I’m presently in San Jose, getting ready for the Search Engine Strategies Conference coming up.
I was fortunate enough to attend BarCampBlock yesterday, which was a lot of fun. I met some interesting folks, and watched a thoughtful presentation on privacy on the Web, and was involved in a couple of discussions on “problems with search,” and on “corporations and their fear of blogging.”
One of the issues that came up in the search discussion, and one of challenges that face search engines is trying to understand what someone is searching for based upon their entry into a search box of just a word or two or three. It reminded me of a post that I’ve had in my queue, waiting to write about for a little while.
A paper presented at SIGIR 07, this last July, looks at using some additional information to enhance those words in a search of a collection of documents. I came across a video presenting the paper in a webcast at a venue in the UK a few days after the SIGIR conference, which adds some addition information about the paper. Both are worth a look to see how search terms might be expanded before a search is performed.

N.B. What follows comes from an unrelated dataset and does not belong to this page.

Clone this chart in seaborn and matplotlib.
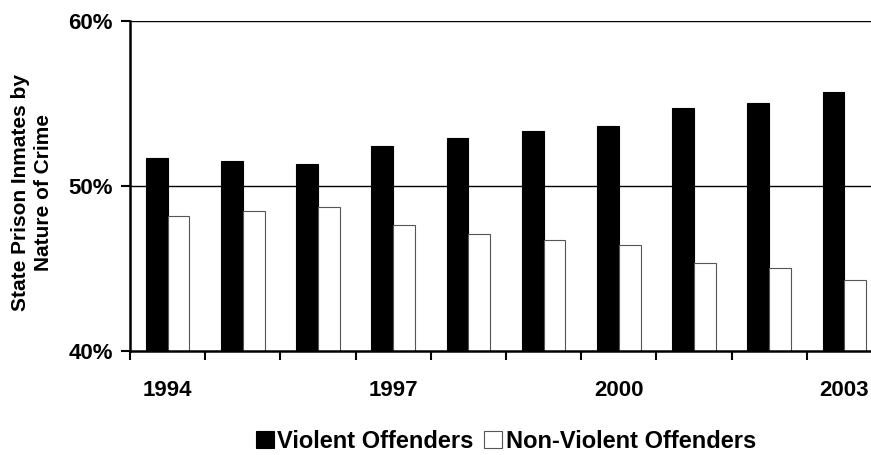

The paper is Using Query Contexts in Information Retrieval and the Video Presentation is by Professor Jian-Yun Nie on July 31, 2007 at Knowledge Media Institute, Berrill Building, The Open University, Milton Keynes, United Kingdom.

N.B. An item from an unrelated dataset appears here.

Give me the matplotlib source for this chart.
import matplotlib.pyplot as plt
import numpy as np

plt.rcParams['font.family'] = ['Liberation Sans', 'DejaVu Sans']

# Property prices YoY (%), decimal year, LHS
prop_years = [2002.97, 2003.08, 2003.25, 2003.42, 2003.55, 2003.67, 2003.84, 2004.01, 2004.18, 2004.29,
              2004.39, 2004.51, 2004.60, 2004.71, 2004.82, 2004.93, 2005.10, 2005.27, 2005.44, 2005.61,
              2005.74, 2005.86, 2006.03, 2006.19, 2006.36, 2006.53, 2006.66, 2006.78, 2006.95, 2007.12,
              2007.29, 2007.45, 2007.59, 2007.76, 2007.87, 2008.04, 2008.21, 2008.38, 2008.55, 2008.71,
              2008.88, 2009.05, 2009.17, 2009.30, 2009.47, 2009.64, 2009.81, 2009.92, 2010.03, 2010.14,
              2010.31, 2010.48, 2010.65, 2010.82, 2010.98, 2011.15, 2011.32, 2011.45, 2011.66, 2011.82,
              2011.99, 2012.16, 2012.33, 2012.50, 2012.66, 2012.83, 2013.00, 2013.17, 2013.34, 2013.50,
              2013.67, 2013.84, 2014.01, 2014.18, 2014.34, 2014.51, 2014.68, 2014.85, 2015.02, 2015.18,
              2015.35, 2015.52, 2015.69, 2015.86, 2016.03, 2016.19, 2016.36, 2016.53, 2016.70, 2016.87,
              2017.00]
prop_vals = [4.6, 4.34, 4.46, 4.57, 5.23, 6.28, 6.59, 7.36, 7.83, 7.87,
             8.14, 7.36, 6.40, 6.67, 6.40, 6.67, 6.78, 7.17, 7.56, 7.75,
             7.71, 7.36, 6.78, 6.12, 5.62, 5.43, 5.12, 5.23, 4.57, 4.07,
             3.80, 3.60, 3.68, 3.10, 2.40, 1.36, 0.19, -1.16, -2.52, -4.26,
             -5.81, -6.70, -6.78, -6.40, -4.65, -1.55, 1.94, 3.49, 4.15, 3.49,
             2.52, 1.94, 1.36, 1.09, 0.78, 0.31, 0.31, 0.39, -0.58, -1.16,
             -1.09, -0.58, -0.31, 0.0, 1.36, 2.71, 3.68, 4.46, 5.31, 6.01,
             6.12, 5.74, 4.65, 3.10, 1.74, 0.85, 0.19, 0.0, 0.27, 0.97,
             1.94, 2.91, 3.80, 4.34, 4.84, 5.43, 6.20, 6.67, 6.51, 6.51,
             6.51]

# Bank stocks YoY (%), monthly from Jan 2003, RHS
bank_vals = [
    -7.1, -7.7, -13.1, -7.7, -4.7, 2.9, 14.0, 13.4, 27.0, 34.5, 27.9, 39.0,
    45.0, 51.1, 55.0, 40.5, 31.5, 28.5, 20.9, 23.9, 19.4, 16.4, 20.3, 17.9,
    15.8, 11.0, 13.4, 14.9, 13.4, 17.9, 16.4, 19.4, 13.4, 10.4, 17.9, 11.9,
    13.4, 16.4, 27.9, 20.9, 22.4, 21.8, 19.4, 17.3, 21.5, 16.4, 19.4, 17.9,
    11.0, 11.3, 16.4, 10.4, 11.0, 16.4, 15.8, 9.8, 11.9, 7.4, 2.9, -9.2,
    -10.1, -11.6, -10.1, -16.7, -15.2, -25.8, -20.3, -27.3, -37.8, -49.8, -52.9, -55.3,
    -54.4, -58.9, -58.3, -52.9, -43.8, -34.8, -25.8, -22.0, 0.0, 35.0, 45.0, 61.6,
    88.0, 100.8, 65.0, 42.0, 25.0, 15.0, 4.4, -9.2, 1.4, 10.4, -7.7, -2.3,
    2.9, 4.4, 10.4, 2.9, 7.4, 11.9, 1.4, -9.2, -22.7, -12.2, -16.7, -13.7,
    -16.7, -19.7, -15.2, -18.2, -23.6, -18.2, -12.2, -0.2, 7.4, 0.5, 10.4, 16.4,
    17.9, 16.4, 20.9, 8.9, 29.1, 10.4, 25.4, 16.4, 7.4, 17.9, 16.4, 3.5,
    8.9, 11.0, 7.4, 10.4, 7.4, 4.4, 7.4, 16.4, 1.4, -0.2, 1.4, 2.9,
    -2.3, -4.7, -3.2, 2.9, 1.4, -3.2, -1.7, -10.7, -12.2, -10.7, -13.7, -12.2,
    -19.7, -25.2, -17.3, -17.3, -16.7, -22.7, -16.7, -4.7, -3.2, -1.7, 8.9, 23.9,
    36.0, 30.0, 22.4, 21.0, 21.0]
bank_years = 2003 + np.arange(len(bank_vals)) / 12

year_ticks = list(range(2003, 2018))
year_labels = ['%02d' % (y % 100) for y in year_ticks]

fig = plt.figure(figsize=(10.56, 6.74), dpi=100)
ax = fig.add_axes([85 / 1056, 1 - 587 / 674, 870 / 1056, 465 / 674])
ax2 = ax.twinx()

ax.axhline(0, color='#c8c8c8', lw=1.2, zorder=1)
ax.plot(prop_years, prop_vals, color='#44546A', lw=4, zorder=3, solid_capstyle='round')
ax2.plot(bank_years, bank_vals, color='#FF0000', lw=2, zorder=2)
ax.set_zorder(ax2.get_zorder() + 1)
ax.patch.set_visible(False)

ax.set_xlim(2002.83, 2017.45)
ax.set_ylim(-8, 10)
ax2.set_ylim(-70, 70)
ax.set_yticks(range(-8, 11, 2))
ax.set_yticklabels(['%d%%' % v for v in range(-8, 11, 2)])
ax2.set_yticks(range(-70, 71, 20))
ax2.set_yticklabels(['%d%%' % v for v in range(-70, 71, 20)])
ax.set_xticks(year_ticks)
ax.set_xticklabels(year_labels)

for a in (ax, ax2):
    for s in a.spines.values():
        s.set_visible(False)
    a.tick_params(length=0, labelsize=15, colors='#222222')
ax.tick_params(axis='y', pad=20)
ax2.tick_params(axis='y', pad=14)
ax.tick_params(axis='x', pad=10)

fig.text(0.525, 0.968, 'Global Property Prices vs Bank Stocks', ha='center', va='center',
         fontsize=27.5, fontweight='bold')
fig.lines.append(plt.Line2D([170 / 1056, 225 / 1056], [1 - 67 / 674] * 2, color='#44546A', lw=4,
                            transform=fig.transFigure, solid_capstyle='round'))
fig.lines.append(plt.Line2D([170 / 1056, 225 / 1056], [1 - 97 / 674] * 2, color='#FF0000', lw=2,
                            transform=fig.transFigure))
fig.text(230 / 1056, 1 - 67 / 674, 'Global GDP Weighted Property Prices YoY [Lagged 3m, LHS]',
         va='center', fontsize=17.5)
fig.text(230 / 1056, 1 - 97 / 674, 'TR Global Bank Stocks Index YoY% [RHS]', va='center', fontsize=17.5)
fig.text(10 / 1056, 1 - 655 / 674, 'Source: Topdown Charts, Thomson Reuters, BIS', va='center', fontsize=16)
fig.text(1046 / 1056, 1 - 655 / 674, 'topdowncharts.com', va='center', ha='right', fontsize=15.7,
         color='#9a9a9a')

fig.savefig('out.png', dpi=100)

The abstract from the paper captures its content fairly well:
User query is an element that specifies an information need, but it is not the only one. Studies in literature have found many contextual factors that strongly influence the interpretation of a query. Recent studies have tried to consider the user’s interests by creating a user profile. However, a single profile for a user may not be sufficient for a variety of queries of the user.
In this study, we propose to use query-specific contexts instead of user-centric ones, including context around query and context within query. The former specifies the environment of a query such as the domain of interest, while the latter refers to context words within the query, which is particularly useful for the selection of relevant term relations. In this paper, both types of context are integrated in an IR model based on language modeling. Our experiments on several TREC collections show that each of the context factors brings significant improvements in retrieval effectiveness.
The problems that Professor Jian-Yun Nie presented were some that we identified in our discussion at BarCampBlock. The suggestions that are offered in the paper are definitely worth a look if you are interested in how a search engine might expand upon a query to use to find relevant results that might capture the intent of a searcher.
All information is valid:
Personalization is helpful for accessing the proclivities of a user…
While Context is helpful for filtering out ambiguity…
Concept Search is helpful for making inferences…
But the users society must understand that it gives up privacy when the personalization model is employed – and for it to be optimized to its fullest potential, even more tracking and archiving will be vital.